TFF37 – Letto n.6: recensione del film di Milena Cocozza
Una ghost-story basica, costruita su fondamenta che poco hanno da offrire alla platea di turno in termini di variazione sul modus operandi e sulla drammaturgia.
Tra le proposte della sezione After Hours del 37° Torino Film Festival c’è stata anche un po’ d’Italia, la cui cinematografia di genere ha risposto alla chiamata della kermesse piemontese con ben due pellicole dirette da cineaste nostrane. Una di queste è Letto n. 6 di Milena Cocozza, arrivata all’esordio dietro la macchina da presa dopo un lungo apprendistato e un’importante carriera come aiuto regista. Tra le varie collaborazioni quella con i Manetti Bros. è senza dubbio quella più significativa, feconda e continuativa. E non potevano essere che loro a scrivere e produrre il film, prossimamente nelle sale con 01 Distribution.
La vicenda narrata è quella di una giovane dottoressa segretamente incinta di nome Bianca Valentino, assunta in un ospedale pediatrico per coprire i turni di notte in reparto. Bianca si ritrova immersa in un ambiente che, dietro la sua immagine rassicurante, nasconde un terrificante segreto legato al suo passato di manicomio infantile.Il fantasma di un bambino si aggira tra i corridoi tormentandola e trasformando le sue notti in clinica in un incubo senza fine.

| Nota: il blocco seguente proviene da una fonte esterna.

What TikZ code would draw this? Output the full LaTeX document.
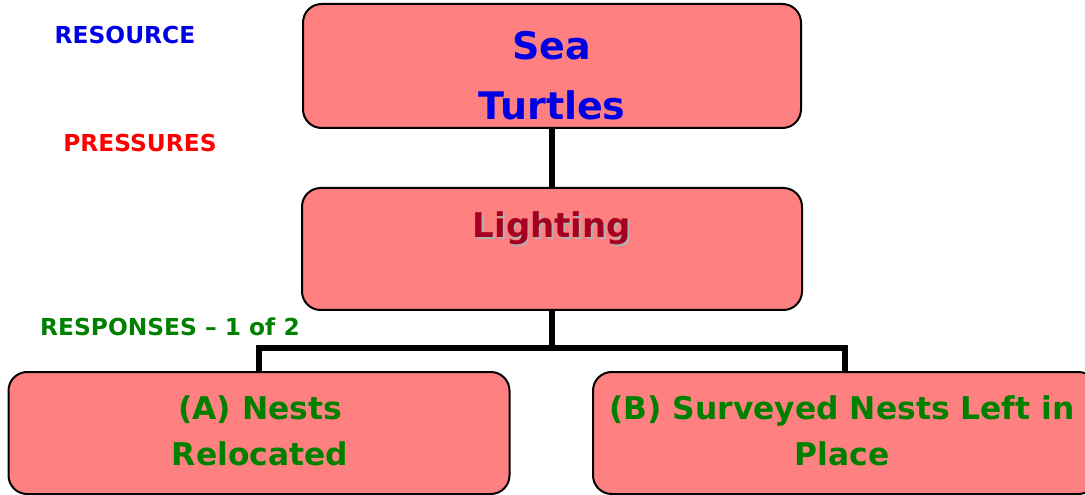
\documentclass[tikz,border=0pt]{standalone}
\usepackage{fontspec}
\setmainfont{DejaVu Sans}
\definecolor{boxfill}{HTML}{FF8080}
\definecolor{resblue}{HTML}{0000E6}
\definecolor{prsred}{HTML}{FF0000}
\definecolor{rspgreen}{HTML}{008000}
\definecolor{lightred}{HTML}{A50021}
\definecolor{shadowgray}{HTML}{B0B0B0}
\begin{document}
\begin{tikzpicture}[x=0.75pt,y=-0.75pt,
  box/.style={draw=black,line width=1.5pt,fill=boxfill,rounded corners=14pt,inner sep=0pt},
  conn/.style={draw=black,line width=4pt},
  side/.style={font=\fontsize{17.5}{20}\selectfont\bfseries,anchor=center},
  btext/.style={align=center,font=\fontsize{23.5}{34.5}\selectfont\bfseries,text=rspgreen}]
\useasboundingbox (0,0) rectangle (1085,495);
\clip (0,0) rectangle (1085,495);
\node[box,minimum width=373.5pt,minimum height=93pt] (top) at (552,66) {};
\node[box,minimum width=375pt,minimum height=91.5pt] (light) at (552,249) {};
\node[box,minimum width=375.75pt,minimum height=91.5pt] (A) at (259,433) {};
\node[box,minimum width=378pt,minimum height=91.5pt] (B) at (845,433) {};
\coordinate (split) at (552,348);
\draw[conn] (top.south) -- (light.north);
\draw[conn] (light.south) -- (split);
\draw[conn] (A.north) |- (split) -| (B.north);
\node[align=center,font=\fontsize{28.5}{45}\selectfont\bfseries,text=resblue] (toptext) at (552,76) {Sea\\Turtles};
\node[font=\fontsize{25.5}{32}\selectfont\bfseries,text=shadowgray] (lightshadow) at (553.5,230) {Lighting};
\node[font=\fontsize{25.5}{32}\selectfont\bfseries,text=lightred] (lighttext) at (552,228) {Lighting};
\node[btext] (Atext) at (260,431) {(A) Nests\\Relocated};
\node[btext] (Btext) at (842,431) {(B) Surveyed Nests Left in\\Place};
\node[side,text=resblue] (resource) at (125,35) {RESOURCE};
\node[side,text=prsred] (pressures) at (140,143) {PRESSURES};
\node[side,text=rspgreen] (responses) at (170,327) {RESPONSES – 1 of 2};
\end{tikzpicture}
\end{document}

Letto n. 6: una ghost-story basica
Per la sua opera prima, la Cocozza sceglie dunque di confrontarsi con una storia di fantasmi in piena regola, che sfrutta e prende in prestito le regole del genere in questione nel tentativo, almeno sulla carta, di provare con gusto cinefilo e una corposa dose di ironia a personalizzarlo. Tentativo, questo, solo in parte riuscito a causa dell’enorme quantità di stilemi ampiamente codificati, ai quali si vanno ad aggiungere stereotipi che non è semplice destrutturare o rinnovare. Ma queste sono problematiche ataviche con le quali tutti coloro che si confrontano con il filone in questione devono fare i conti. La differenza è come ciò avviene, tanto in fase di scrittura quanto in quella di messa in quadro. In tal senso, la regista prende in consegna una ghost-story basica, costruita su fondamenta che poco hanno da offrire alla platea di turno in termini di variazione sul modus operandi e sulla drammaturgia adottati.
Letto n. 6: Carolina Crescentini alterna momenti nei quali risulta in parte ad altri che la vedono come un pesce fuor d’acqua
La scelta di ambientare il tutto in una struttura ospedaliera a gestione religiosa che in passato aveva ospitato un manicomio non gioca di certo a favore dell’originalità. Puntare tutto su segreti sepolti e bambini misteriosi calati in un’ambientazione che rappresenta un must del genere, non può fare altro che indirizzare il plot e le one-lines dei personaggi verso un agglomerato di situazioni già viste e di riflesso prevedibili nello sviluppo, soprattutto in vista della risoluzione della matassa mistery e dell’effetto shocker che ci sono dietro l’odissea ectoplasmatica che travolge la protagonista. Quest’ultima è interpretata da una Carolina Crescentini che alterna momenti nei quali risulta in parte ad altri che la vedono come un pesce fuor d’acqua.
Letto n. 6: la maternità e le debolezze umane dominano la trama del film di Milena Cocozza
Come spesso accade il genere si fa portatrice di tematiche dal peso rilevante. Letto n. 6 in questo non fa eccezione, con argomentazioni che scorrono nelle venature dello script dando sostanza al racconto. Qui si chiamano in causa la maternità, gli ostacoli lavorativi che una donna deve affrontare se non vuole rinunciare non solo al lavoro stesso, ma anche alla carriera, ma anche la debolezza umana e i danni, talvolta irreparabili, che questa debolezza porta con sé. La loro presenza mette nelle condizioni il progetto di uscire da una dimensione di solo ludico intrattenimento. Intrattenimento che, dal canto suo invece, si caratterizza per degli alti e bassi, dove i primi trovano l’opportunità di mettersi in mostra con sequenze efficaci dal punto di vista tecnico (su tutte quella che vede la stanza della guardia medica capovolgersi).
Nota di merito per la colonna sonora firmata da Motta e per il sound design, entrambi capaci di aumentare in maniera esponenziale e di accompagnare in maniera funzionale i sali e scendi di tensione.